From the very first line of the data to the line containing "const FREQ_PH = [75,76,77,78,79,80,81,82];", retype everything exactly, leaving the pictures behind.

───

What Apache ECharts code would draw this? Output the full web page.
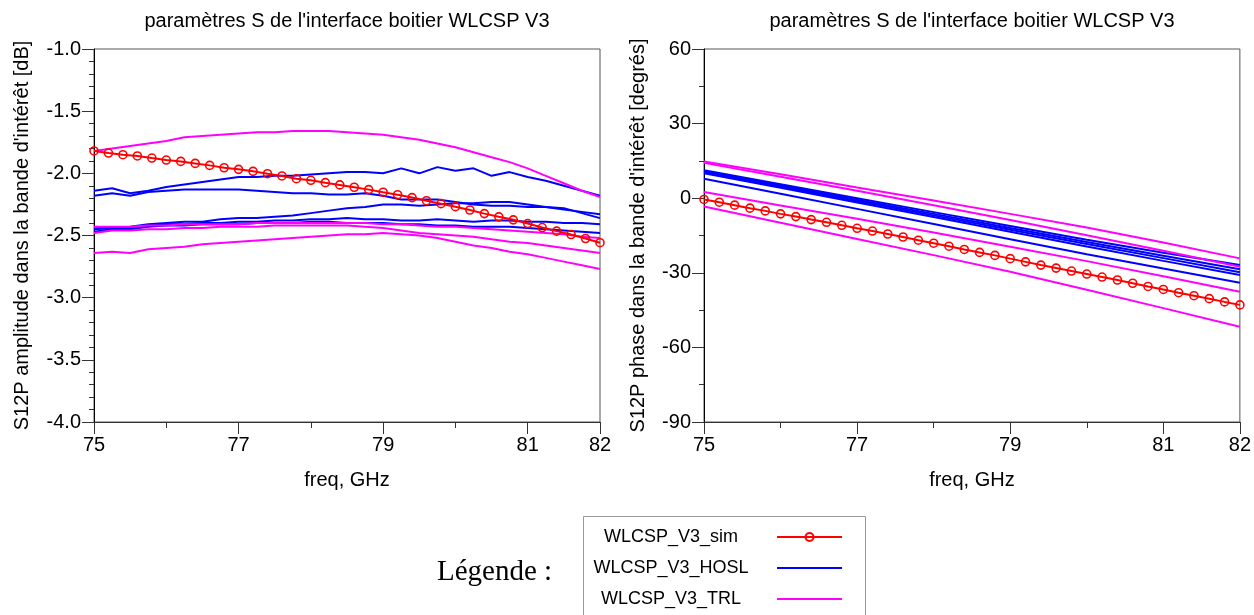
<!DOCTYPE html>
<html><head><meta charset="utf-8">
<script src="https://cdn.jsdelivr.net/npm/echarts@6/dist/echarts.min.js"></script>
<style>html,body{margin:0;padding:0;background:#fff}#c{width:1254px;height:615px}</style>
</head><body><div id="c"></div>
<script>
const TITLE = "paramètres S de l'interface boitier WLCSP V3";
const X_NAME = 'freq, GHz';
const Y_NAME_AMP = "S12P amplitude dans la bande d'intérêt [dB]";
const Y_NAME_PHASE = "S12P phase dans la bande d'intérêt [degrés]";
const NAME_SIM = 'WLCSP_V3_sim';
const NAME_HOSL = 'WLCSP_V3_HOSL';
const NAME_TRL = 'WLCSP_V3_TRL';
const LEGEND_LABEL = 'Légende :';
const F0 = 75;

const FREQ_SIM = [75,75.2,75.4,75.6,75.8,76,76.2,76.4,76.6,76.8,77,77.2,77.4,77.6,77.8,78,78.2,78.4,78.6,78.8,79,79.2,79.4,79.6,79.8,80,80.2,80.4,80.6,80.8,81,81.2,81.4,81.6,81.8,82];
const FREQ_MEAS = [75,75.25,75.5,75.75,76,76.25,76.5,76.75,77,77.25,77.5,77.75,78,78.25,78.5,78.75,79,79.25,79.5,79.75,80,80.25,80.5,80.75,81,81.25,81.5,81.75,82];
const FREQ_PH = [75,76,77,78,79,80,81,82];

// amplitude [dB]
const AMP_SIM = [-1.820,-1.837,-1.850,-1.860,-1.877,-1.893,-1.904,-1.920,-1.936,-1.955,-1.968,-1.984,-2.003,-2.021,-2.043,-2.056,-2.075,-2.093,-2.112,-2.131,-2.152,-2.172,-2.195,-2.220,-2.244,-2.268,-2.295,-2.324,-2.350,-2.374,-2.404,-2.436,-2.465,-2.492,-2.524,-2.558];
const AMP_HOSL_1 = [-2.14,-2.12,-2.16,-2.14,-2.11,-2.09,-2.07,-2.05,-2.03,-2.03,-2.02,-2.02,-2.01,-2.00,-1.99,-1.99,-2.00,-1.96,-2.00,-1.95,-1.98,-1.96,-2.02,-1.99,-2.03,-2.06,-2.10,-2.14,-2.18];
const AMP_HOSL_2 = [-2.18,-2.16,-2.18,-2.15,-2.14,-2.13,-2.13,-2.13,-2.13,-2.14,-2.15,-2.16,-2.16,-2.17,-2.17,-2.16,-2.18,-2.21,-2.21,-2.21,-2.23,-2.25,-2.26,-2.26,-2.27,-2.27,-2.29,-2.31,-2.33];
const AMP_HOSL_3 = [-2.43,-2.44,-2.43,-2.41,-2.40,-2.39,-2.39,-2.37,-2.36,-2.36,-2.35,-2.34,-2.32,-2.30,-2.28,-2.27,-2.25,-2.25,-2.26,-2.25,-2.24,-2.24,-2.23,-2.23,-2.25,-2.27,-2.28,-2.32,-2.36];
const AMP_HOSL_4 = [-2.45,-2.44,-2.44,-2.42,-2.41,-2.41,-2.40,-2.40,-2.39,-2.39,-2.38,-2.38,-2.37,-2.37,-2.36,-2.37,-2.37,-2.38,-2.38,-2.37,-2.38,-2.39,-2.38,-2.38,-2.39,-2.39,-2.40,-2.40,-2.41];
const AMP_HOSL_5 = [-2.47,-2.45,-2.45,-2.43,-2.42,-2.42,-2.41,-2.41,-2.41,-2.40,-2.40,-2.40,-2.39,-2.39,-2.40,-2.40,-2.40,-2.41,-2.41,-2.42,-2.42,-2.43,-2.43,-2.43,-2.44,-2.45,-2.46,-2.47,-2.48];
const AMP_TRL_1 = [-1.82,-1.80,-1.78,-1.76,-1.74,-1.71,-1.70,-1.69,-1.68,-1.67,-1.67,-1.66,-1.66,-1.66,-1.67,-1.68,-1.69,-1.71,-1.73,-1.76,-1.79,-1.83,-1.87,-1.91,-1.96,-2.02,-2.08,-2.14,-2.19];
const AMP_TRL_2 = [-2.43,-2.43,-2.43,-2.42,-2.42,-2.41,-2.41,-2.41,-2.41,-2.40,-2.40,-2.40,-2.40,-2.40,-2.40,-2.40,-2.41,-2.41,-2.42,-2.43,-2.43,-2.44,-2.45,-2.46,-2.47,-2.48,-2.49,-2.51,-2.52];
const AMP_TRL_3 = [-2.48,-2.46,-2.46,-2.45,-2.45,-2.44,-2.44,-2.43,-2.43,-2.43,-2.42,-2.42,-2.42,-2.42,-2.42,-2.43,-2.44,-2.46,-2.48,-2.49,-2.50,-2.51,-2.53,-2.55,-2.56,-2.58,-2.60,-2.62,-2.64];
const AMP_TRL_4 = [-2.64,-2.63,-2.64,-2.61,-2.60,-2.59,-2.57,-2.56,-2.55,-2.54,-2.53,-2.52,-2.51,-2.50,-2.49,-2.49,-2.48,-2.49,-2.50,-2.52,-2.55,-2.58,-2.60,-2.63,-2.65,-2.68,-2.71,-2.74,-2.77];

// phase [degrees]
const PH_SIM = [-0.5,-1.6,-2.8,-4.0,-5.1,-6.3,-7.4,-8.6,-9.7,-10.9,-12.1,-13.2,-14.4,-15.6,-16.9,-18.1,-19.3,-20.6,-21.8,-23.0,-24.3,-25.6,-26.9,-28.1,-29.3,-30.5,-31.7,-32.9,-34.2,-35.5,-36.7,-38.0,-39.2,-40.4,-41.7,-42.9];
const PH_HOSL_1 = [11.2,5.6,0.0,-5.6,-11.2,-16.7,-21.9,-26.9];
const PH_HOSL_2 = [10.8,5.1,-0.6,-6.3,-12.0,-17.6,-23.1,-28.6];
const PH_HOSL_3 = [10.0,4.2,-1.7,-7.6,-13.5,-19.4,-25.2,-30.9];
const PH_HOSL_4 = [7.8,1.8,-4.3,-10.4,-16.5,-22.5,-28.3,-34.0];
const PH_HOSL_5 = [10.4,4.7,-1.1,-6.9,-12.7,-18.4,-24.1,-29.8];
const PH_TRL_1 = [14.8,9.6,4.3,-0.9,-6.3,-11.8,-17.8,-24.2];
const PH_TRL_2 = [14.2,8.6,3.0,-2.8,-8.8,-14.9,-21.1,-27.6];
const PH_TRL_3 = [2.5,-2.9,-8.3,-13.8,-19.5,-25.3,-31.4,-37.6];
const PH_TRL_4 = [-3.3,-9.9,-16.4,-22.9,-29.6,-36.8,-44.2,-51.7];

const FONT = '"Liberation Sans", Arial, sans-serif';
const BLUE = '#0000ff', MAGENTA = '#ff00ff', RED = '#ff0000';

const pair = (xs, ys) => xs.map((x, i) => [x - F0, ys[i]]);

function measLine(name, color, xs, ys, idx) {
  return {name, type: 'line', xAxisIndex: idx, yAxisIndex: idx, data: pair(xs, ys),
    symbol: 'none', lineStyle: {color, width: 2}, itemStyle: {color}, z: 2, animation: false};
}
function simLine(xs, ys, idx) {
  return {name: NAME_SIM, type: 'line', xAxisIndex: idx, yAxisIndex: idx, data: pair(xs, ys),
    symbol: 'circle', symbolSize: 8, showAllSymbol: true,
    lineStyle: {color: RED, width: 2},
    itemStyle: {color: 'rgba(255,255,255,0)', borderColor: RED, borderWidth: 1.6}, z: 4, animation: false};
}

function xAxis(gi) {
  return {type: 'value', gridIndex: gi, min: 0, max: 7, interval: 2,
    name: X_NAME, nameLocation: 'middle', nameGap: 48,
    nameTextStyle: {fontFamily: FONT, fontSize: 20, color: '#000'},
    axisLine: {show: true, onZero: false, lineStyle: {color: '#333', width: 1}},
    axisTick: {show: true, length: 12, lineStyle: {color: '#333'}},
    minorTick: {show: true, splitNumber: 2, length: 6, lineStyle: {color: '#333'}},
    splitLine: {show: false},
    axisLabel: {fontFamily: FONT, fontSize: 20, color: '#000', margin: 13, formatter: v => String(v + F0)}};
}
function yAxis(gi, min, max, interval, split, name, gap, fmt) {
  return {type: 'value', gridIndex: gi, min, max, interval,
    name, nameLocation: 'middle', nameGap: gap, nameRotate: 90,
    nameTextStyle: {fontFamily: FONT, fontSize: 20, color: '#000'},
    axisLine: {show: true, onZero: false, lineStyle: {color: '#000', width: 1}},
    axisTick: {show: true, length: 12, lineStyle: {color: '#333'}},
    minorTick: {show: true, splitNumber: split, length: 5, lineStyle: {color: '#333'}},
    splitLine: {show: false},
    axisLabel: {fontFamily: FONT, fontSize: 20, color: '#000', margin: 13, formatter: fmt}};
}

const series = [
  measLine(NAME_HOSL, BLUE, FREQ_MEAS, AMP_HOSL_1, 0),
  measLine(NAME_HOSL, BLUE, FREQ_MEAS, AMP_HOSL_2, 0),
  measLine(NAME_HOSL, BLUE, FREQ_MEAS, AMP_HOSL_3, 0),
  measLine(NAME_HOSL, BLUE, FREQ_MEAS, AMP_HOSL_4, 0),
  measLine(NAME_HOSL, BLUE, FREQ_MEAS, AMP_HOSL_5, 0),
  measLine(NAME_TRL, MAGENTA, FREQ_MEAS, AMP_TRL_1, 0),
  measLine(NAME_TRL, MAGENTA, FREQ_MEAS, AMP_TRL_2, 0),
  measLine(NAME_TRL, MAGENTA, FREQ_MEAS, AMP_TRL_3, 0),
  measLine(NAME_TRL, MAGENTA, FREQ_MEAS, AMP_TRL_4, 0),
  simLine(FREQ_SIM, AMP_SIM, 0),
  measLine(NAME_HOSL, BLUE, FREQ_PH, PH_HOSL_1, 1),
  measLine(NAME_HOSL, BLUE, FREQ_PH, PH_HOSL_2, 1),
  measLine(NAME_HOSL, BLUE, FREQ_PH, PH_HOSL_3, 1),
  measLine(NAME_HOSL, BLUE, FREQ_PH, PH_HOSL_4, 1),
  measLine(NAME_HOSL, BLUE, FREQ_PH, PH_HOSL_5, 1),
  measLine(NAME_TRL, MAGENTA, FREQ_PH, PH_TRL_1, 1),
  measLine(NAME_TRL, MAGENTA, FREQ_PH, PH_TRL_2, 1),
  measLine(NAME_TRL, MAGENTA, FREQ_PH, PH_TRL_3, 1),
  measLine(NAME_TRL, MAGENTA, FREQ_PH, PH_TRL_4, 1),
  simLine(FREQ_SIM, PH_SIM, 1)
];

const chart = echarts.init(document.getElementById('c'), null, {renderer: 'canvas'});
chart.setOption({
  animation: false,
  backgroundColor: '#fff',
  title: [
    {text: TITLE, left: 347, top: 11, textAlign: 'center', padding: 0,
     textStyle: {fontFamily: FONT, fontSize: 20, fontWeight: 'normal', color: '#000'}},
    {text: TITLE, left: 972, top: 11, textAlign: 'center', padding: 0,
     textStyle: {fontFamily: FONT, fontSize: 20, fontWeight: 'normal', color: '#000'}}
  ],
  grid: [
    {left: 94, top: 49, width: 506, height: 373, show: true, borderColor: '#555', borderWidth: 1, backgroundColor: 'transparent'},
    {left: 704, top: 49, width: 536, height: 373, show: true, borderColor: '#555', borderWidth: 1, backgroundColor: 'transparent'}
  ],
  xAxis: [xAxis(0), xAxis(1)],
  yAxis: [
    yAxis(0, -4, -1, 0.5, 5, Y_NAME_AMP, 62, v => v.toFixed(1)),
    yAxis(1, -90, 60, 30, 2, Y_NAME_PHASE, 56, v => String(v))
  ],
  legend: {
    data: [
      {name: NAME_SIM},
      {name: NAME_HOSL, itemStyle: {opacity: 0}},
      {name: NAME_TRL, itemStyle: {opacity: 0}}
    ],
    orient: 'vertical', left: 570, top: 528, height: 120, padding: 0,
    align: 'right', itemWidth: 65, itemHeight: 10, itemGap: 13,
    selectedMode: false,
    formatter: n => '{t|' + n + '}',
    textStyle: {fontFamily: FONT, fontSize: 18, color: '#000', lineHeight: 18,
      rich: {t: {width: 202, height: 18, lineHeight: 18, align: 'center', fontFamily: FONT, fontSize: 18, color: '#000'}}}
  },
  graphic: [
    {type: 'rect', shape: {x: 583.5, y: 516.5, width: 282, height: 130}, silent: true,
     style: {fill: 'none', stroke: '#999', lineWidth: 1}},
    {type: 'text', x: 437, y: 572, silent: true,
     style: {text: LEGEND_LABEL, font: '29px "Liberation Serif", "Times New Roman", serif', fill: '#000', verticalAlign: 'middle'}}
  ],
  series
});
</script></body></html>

───

* [The output]
What Apache ECharts code would draw this? Output the full web page.
<!DOCTYPE html>
<html><head><meta charset="utf-8">
<script src="https://cdn.jsdelivr.net/npm/echarts@6/dist/echarts.min.js"></script>
<style>html,body{margin:0;padding:0;background:#fff}#c{width:1254px;height:615px}</style>
</head><body><div id="c"></div>
<script>
const TITLE = "paramètres S de l'interface boitier WLCSP V3";
const X_NAME = 'freq, GHz';
const Y_NAME_AMP = "S12P amplitude dans la bande d'intérêt [dB]";
const Y_NAME_PHASE = "S12P phase dans la bande d'intérêt [degrés]";
const NAME_SIM = 'WLCSP_V3_sim';
const NAME_HOSL = 'WLCSP_V3_HOSL';
const NAME_TRL = 'WLCSP_V3_TRL';
const LEGEND_LABEL = 'Légende :';
const F0 = 75;

const FREQ_SIM = [75,75.2,75.4,75.6,75.8,76,76.2,76.4,76.6,76.8,77,77.2,77.4,77.6,77.8,78,78.2,78.4,78.6,78.8,79,79.2,79.4,79.6,79.8,80,80.2,80.4,80.6,80.8,81,81.2,81.4,81.6,81.8,82];
const FREQ_MEAS = [75,75.25,75.5,75.75,76,76.25,76.5,76.75,77,77.25,77.5,77.75,78,78.25,78.5,78.75,79,79.25,79.5,79.75,80,80.25,80.5,80.75,81,81.25,81.5,81.75,82];
const FREQ_PH = [75,76,77,78,79,80,81,82];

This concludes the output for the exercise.